= Exercise =
Transcribe the listing that follows in full, omitting pictures.

######

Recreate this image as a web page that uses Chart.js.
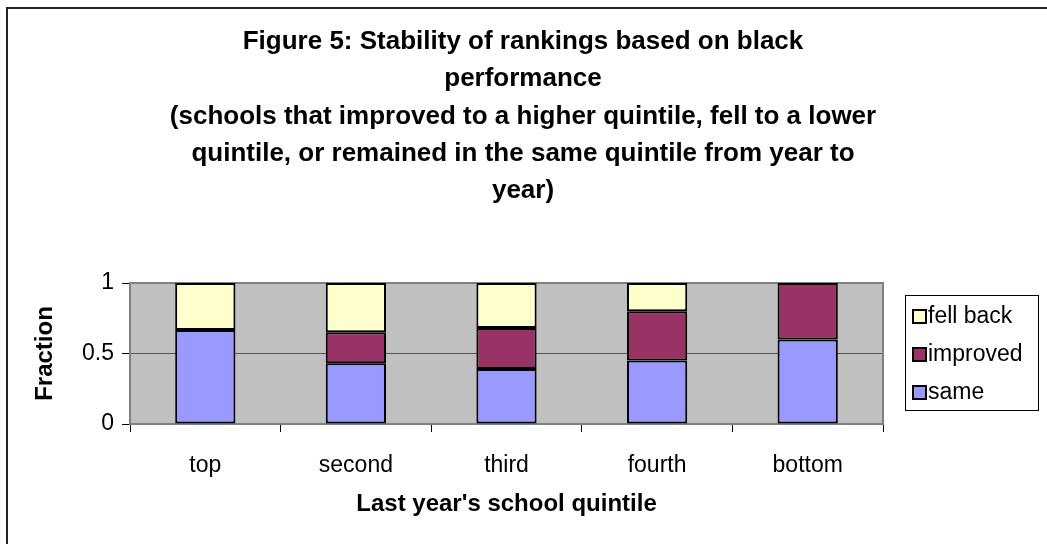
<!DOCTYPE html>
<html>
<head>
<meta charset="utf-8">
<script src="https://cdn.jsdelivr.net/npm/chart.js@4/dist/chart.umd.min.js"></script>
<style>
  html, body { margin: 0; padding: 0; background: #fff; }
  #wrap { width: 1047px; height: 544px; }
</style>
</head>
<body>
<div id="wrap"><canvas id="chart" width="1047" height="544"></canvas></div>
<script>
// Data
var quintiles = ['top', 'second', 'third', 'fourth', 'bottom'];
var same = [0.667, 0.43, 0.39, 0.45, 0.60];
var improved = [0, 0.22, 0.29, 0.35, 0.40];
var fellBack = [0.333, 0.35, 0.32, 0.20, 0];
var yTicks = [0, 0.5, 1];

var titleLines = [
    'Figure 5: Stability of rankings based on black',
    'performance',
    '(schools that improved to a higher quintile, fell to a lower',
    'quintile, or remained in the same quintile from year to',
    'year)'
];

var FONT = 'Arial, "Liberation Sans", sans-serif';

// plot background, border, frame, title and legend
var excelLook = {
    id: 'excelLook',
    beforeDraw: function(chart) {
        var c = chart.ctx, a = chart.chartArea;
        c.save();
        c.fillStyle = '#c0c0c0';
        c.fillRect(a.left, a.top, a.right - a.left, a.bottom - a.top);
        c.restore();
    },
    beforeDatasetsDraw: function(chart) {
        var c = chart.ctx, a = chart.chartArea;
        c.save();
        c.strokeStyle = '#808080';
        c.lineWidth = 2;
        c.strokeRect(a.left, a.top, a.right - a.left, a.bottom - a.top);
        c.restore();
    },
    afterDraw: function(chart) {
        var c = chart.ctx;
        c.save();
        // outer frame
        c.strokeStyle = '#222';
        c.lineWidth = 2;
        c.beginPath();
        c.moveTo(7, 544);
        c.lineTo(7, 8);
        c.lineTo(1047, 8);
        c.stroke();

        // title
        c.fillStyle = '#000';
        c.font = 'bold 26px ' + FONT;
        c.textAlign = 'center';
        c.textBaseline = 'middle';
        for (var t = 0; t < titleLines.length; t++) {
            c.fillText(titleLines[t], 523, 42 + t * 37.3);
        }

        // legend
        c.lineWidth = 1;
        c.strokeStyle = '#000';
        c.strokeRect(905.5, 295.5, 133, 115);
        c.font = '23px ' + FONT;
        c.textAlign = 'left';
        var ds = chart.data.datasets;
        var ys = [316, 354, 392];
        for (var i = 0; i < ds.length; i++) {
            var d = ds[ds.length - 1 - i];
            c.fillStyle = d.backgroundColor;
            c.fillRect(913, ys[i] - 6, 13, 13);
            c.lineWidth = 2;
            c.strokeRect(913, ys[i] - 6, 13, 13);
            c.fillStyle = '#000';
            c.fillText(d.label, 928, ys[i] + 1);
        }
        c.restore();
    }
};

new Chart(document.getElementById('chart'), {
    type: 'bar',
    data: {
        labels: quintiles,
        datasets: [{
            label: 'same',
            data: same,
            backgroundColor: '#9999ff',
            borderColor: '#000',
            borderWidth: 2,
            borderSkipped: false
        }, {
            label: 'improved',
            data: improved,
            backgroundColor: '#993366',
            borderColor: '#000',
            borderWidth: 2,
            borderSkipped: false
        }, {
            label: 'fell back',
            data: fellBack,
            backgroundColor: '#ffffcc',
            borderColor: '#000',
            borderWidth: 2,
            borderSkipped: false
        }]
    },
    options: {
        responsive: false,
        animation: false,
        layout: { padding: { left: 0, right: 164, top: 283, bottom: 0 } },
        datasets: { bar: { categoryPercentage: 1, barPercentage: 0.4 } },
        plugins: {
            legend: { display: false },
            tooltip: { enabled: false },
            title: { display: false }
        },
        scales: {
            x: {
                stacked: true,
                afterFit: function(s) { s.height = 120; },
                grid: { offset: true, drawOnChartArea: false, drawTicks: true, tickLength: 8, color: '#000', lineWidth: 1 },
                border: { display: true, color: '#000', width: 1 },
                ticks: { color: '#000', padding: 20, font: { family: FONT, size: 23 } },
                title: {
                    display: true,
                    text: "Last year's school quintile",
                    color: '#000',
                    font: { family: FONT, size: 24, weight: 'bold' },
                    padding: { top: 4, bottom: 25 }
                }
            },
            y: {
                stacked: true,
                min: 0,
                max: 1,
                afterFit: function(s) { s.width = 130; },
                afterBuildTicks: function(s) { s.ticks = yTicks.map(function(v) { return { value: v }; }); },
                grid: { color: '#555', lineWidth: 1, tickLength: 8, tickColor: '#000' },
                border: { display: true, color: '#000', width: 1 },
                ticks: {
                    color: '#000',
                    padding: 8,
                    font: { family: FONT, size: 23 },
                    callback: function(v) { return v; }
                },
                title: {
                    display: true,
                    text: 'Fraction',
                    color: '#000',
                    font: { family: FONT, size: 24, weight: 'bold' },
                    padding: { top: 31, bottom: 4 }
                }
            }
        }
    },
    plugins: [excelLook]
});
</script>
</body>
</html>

######

= Completed exercise =
Recreate this image as a web page that uses Chart.js.
<!DOCTYPE html>
<html>
<head>
<meta charset="utf-8">
<script src="https://cdn.jsdelivr.net/npm/chart.js@4/dist/chart.umd.min.js"></script>
<style>
  html, body { margin: 0; padding: 0; background: #fff; }
  #wrap { width: 1047px; height: 544px; }
</style>
</head>
<body>
<div id="wrap"><canvas id="chart" width="1047" height="544"></canvas></div>
<script>
// Data
var quintiles = ['top', 'second', 'third', 'fourth', 'bottom'];
var same = [0.667, 0.43, 0.39, 0.45, 0.60];
var improved = [0, 0.22, 0.29, 0.35, 0.40];
var fellBack = [0.333, 0.35, 0.32, 0.20, 0];
var yTicks = [0, 0.5, 1];

var titleLines = [
    'Figure 5: Stability of rankings based on black',
    'performance',
    '(schools that improved to a higher quintile, fell to a lower',
    'quintile, or remained in the same quintile from year to',
    'year)'
];

var FONT = 'Arial, "Liberation Sans", sans-serif';

// plot background, border, frame, title and legend
var excelLook = {
    id: 'excelLook',
    beforeDraw: function(chart) {
        var c = chart.ctx, a = chart.chartArea;
        c.save();
        c.fillStyle = '#c0c0c0';
        c.fillRect(a.left, a.top, a.right - a.left, a.bottom - a.top);
        c.restore();
    },
    beforeDatasetsDraw: function(chart) {
        var c = chart.ctx, a = chart.chartArea;
        c.save();
        c.strokeStyle = '#808080';
        c.lineWidth = 2;
        c.strokeRect(a.left, a.top, a.right - a.left, a.bottom - a.top);
        c.restore();
    },
    afterDraw: function(chart) {
        var c = chart.ctx;
        c.save();
        // outer frame
        c.strokeStyle = '#222';
        c.lineWidth = 2;
        c.beginPath();
        c.moveTo(7, 544);
        c.lineTo(7, 8);
        c.lineTo(1047, 8);
        c.stroke();

        // title
        c.fillStyle = '#000';
        c.font = 'bold 26px ' + FONT;
        c.textAlign = 'center';
        c.textBaseline = 'middle';
        for (var t = 0; t < titleLines.length; t++) {
            c.fillText(titleLines[t], 523, 42 + t * 37.3);
        }

        // legend
        c.lineWidth = 1;
        c.strokeStyle = '#000';
        c.strokeRect(905.5, 295.5, 133, 115);
        c.font = '23px ' + FONT;
        c.textAlign = 'left';
        var ds = chart.data.datasets;
        var ys = [316, 354, 392];
        for (var i = 0; i < ds.length; i++) {
            var d = ds[ds.length - 1 - i];
            c.fillStyle = d.backgroundColor;
            c.fillRect(913, ys[i] - 6, 13, 13);
            c.lineWidth = 2;
            c.strokeRect(913, ys[i] - 6, 13, 13);
            c.fillStyle = '#000';
            c.fillText(d.label, 928, ys[i] + 1);
        }
        c.restore();
    }
};

new Chart(document.getElementById('chart'), {
    type: 'bar',
    data: {
        labels: quintiles,
        datasets: [{
            label: 'same',
            data: same,
            backgroundColor: '#9999ff',
            borderColor: '#000',
            borderWidth: 2,
            borderSkipped: false
        }, {
            label: 'improved',
            data: improved,
            backgroundColor: '#993366',
            borderColor: '#000',
            borderWidth: 2,
            borderSkipped: false
        }, {
            label: 'fell back',
            data: fellBack,
            backgroundColor: '#ffffcc',
            borderColor: '#000',
            borderWidth: 2,
            borderSkipped: false
        }]
    },
    options: {
        responsive: false,
        animation: false,
        layout: { padding: { left: 0, right: 164, top: 283, bottom: 0 } },
        datasets: { bar: { categoryPercentage: 1, barPercentage: 0.4 } },
        plugins: {
            legend: { display: false },
            tooltip: { enabled: false },
            title: { display: false }
        },
        scales: {
            x: {
                stacked: true,
                afterFit: function(s) { s.height = 120; },
                grid: { offset: true, drawOnChartArea: false, drawTicks: true, tickLength: 8, color: '#000', lineWidth: 1 },
                border: { display: true, color: '#000', width: 1 },
                ticks: { color: '#000', padding: 20, font: { family: FONT, size: 23 } },
                title: {
                    display: true,
                    text: "Last year's school quintile",
                    color: '#000',
                    font: { family: FONT, size: 24, weight: 'bold' },
                    padding: { top: 4, bottom: 25 }
                }
            },
            y: {
                stacked: true,
                min: 0,
                max: 1,
                afterFit: function(s) { s.width = 130; },
                afterBuildTicks: function(s) { s.ticks = yTicks.map(function(v) { return { value: v }; }); },
                grid: { color: '#555', lineWidth: 1, tickLength: 8, tickColor: '#000' },
                border: { display: true, color: '#000', width: 1 },
                ticks: {
                    color: '#000',
                    padding: 8,
                    font: { family: FONT, size: 23 },
                    callback: function(v) { return v; }
                },
                title: {
                    display: true,
                    text: 'Fraction',
                    color: '#000',
                    font: { family: FONT, size: 24, weight: 'bold' },
                    padding: { top: 31, bottom: 4 }
                }
            }
        }
    },
    plugins: [excelLook]
});
</script>
</body>
</html>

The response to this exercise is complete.